1. As a Bitcoin fork and descendant it is not controlled by anyone but by its network of users. Therefore there is no single point of failure. Development is done today by a corporation with VC backing which does not necessarily mean that will continue to be the case tomorrow. A community of developers and/or users can take the development leadership at any point in the future if it were so needed.

2. The cryptography is currently superior to any other. It has been tested and proven. It is in your hands to prove it wrong. Please do so.

3. The founders reward provides even more security and development resources during the first 4 years. Many people see it in fact as an advantage.

4. The trusted setup process whitepaper has been made public, plus the participants are also known. You can research and certify the process and contact the participants as you wish since it is all public. Please provide the exact point of failure in the process and where exactly has it failed. It seems like a highly secure setup to me.

5. The RAM and time required for private transactions can be done with no problem at all by most users with laptops as of today. Even so, there is development going on by the Zcash team to improve the performance and reduce the ram and time required.

In the spirit of Bitcoin, Zcash is decentralized and built for privacy loving users.


1. Given that not even Zooko understands zk-SNARKs, the ZCash name is trademarked, and they've shut down their Reddit and IRC channels, there is no chance of a community of competent developers that understand the technology springing up. Also I wouldn't be proud of forking Bitcoin, especially when the changes that have been made are so substantial that they can't keep in sync with upstream.

2. No, it's not in my hands to do so. The onus is on ZCash to demonstrate this the way any other cryptography is proven: peer review, and time. ZeroCash has little of either.

3. Anyone that sees it as an advantage has no clue about disincentives or game theoretic attacks.

4. The exact point of failure is that they all booted off the same ISO that was provided by one person. Additionally, when an observer at one of the stations had their phone compromised they didn't shut the ceremony down and restart, they just continued. Also, the participants are just Zooko's buddies - who's to say they aren't conspiring together, and merely compromising the procedure for anyone who isn't part of that (e.g. Peter Todd)?

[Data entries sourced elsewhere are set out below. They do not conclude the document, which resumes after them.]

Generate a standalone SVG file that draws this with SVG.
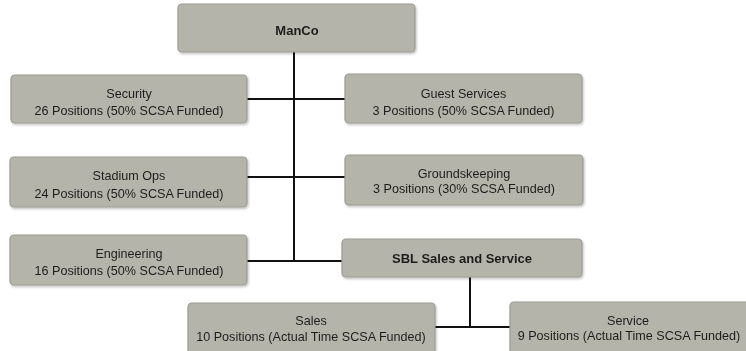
<svg xmlns="http://www.w3.org/2000/svg" width="746" height="351" viewBox="0 0 746 351">
<style>
.box{fill:#b4b4aa;stroke:#9c9c94;stroke-width:1.2}
.t{font-family:"Liberation Sans",Arial,sans-serif;font-size:12.6px;fill:#1e1e1e;text-anchor:middle}
.b{font-weight:bold;font-size:13px}
.c{stroke:#111;stroke-width:2;fill:none}
</style>
<defs>
<filter id="sh" x="-5%" y="-10%" width="110%" height="130%"><feDropShadow dx="1" dy="1.5" stdDeviation="1.2" flood-color="#000" flood-opacity="0.25"/></filter>
</defs>
<rect width="746" height="351" fill="#ffffff"/>
<g id="connectors">
<path class="c" d="M294 52 V262"/>
<path class="c" d="M247 99 H345"/>
<path class="c" d="M247 177 H345"/>
<path class="c" d="M247 261 H342"/>
<path class="c" d="M470 277 V327"/>
<path class="c" d="M435 327 H510"/>
</g>
<g id="manco" filter="url(#sh)">
<rect class="box" x="178" y="4" width="237" height="48" rx="4"/>
<text class="t b" x="297" y="34.5">ManCo</text>
</g>
<g id="security" filter="url(#sh)">
<rect class="box" x="11" y="75" width="236" height="48" rx="4"/>
<text class="t" x="129" y="97.5">Security</text>
<text class="t" x="129" y="114.5">26 Positions (50% SCSA Funded)</text>
</g>
<g id="guest-services" filter="url(#sh)">
<rect class="box" x="345" y="74" width="237" height="49" rx="4"/>
<text class="t" x="463.5" y="97.5">Guest Services</text>
<text class="t" x="463.5" y="114.5">3 Positions (50% SCSA Funded)</text>
</g>
<g id="stadium-ops" filter="url(#sh)">
<rect class="box" x="10" y="157" width="237" height="50" rx="4"/>
<text class="t" x="129" y="179.5">Stadium Ops</text>
<text class="t" x="129" y="197.5">24 Positions (50% SCSA Funded)</text>
</g>
<g id="groundskeeping" filter="url(#sh)">
<rect class="box" x="345" y="155" width="238" height="50" rx="4"/>
<text class="t" x="464" y="177.5">Groundskeeping</text>
<text class="t" x="464" y="193">3 Positions (30% SCSA Funded)</text>
</g>
<g id="engineering" filter="url(#sh)">
<rect class="box" x="10" y="235" width="237" height="50" rx="4"/>
<text class="t" x="129" y="257.5">Engineering</text>
<text class="t" x="129" y="274.5">16 Positions (50% SCSA Funded)</text>
</g>
<g id="sbl" filter="url(#sh)">
<rect class="box" x="342" y="239" width="240" height="38" rx="4"/>
<text class="t b" x="462" y="262.5">SBL Sales and Service</text>
</g>
<g id="sales" filter="url(#sh)">
<rect class="box" x="188" y="303" width="247" height="52" rx="4"/>
<text class="t" x="311" y="324.5">Sales</text>
<text class="t" x="311" y="341">10 Positions (Actual Time SCSA Funded)</text>
</g>
<g id="service" filter="url(#sh)">
<rect class="box" x="510" y="302" width="245" height="53" rx="4"/>
<text class="t" x="628" y="324.5">Service</text>
<text class="t" x="629" y="340">9 Positions (Actual Time SCSA Funded)</text>
</g>
</svg>
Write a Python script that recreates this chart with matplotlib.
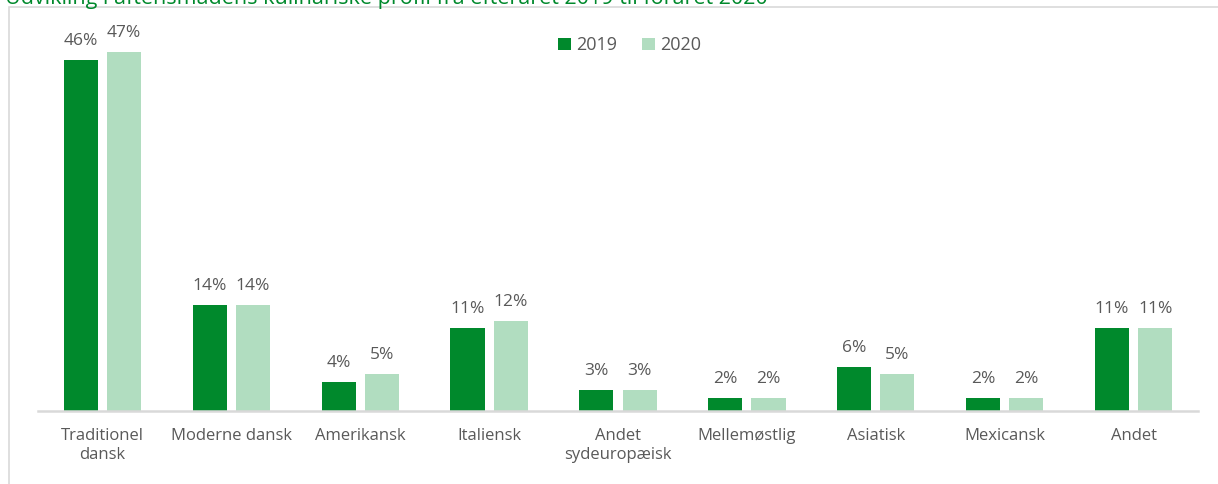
import matplotlib.pyplot as plt
import numpy as np
from matplotlib.patches import Rectangle

categories = ['Traditionel\ndansk', 'Moderne dansk', 'Amerikansk', 'Italiensk',
              'Andet\nsydeuropæisk', 'Mellemøstlig', 'Asiatisk', 'Mexicansk', 'Andet']
values_2019 = [0.46, 0.139, 0.038, 0.109, 0.028, 0.017, 0.058, 0.017, 0.109]
values_2020 = [0.47, 0.139, 0.048, 0.118, 0.028, 0.017, 0.048, 0.017, 0.109]
series_names = ['2019', '2020']
title = 'Udvikling i aftensmadens kulinariske profil fra efteråret 2019 til foråret 2020'

dark_green = '#00892C'
light_green = '#B1DDC0'
text_gray = '#595959'

plt.rcParams['font.family'] = ['Open Sans', 'DejaVu Sans']

W, H = 1218, 484
fig = plt.figure(figsize=(W / 100, H / 100), dpi=100)

# frame of the chart area (partly outside the picture)
fig.patches.append(Rectangle((9 / W, -0.1), 1.2, 1 - 7 / H + 0.1, transform=fig.transFigure,
                             fill=False, edgecolor='#D9D9D9', linewidth=1.2))

# title, cut off at the top like in the source
fig.text(5 / W, 1 + 2 / H, title, color='#00892C', fontsize=15.5, ha='left', va='center')

ax = fig.add_axes([38 / W, (H - 411) / H, 1160 / W, (411 - 29.5) / H])
x = np.arange(len(categories))
width = 0.265
gap = 0.035
b1 = ax.bar(x - width / 2 - gap, values_2019, width, color=dark_green, label=series_names[0])
b2 = ax.bar(x + width / 2 + gap, values_2020, width, color=light_green, label=series_names[1])

for bars in (b1, b2):
    for rect in bars:
        v = rect.get_height()
        ax.annotate(f'{v:.0%}', (rect.get_x() + rect.get_width() / 2, v),
                    xytext=(0, 8), textcoords='offset points', ha='center', va='bottom',
                    fontsize=12.5, color=text_gray)

ax.set_xlim(-0.5, len(categories) - 0.5)
ax.set_ylim(0, 0.5)
ax.set_xticks(x)
ax.set_xticklabels(categories, fontsize=12, color=text_gray, linespacing=1.3)
ax.tick_params(axis='x', length=0, pad=12)
ax.set_yticks([])
for s in ['top', 'right', 'left']:
    ax.spines[s].set_visible(False)
ax.spines['bottom'].set_color('#D9D9D9')
ax.spines['bottom'].set_linewidth(1.8)

leg = ax.legend(loc='upper center', bbox_to_anchor=(0.51, 1.025), ncol=2, frameon=False,
                fontsize=13, handlelength=0.7, handleheight=0.7, handletextpad=0.3,
                columnspacing=1.4)
for t in leg.get_texts():
    t.set_color(text_gray)

fig.savefig('out.png', dpi=100)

5. If privacy is not the default, and is immensely hard to use (due to the system requirements), it will hardly be used. The entropy of the private system will be restricted to a relative handful of users.


Answers below:

1. You will probably be surprised that there are a lot of highly qualified people in the community already.

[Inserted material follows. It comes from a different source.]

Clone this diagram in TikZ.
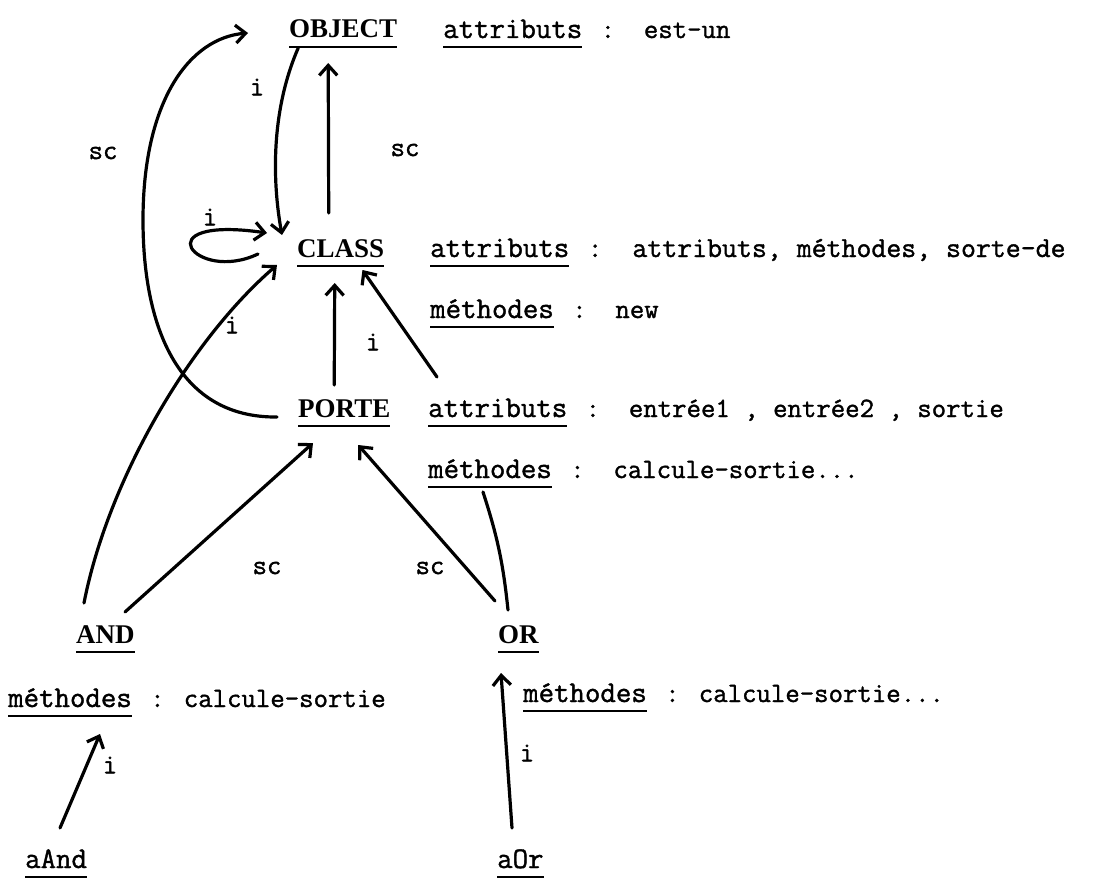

2. If it is so unproven and so untrusted, please go ahead and break it. Words are cheap, mathematical proof and action is what counts.

3. Remains to be seen who is right on this one and we will see it during the next 4 years when the founders reward expires.

4. Conspiracy theories. Well, there will probably be more setups in the future. May be you want to propose a counter-whitepaper with a better way to do the cryptography setup and even be part of the ceremony itself?

5. Zcash uses mathematically proven privacy. Privacy loving users will use it. Research the tech and then may be you will be inclined and destined to use it too.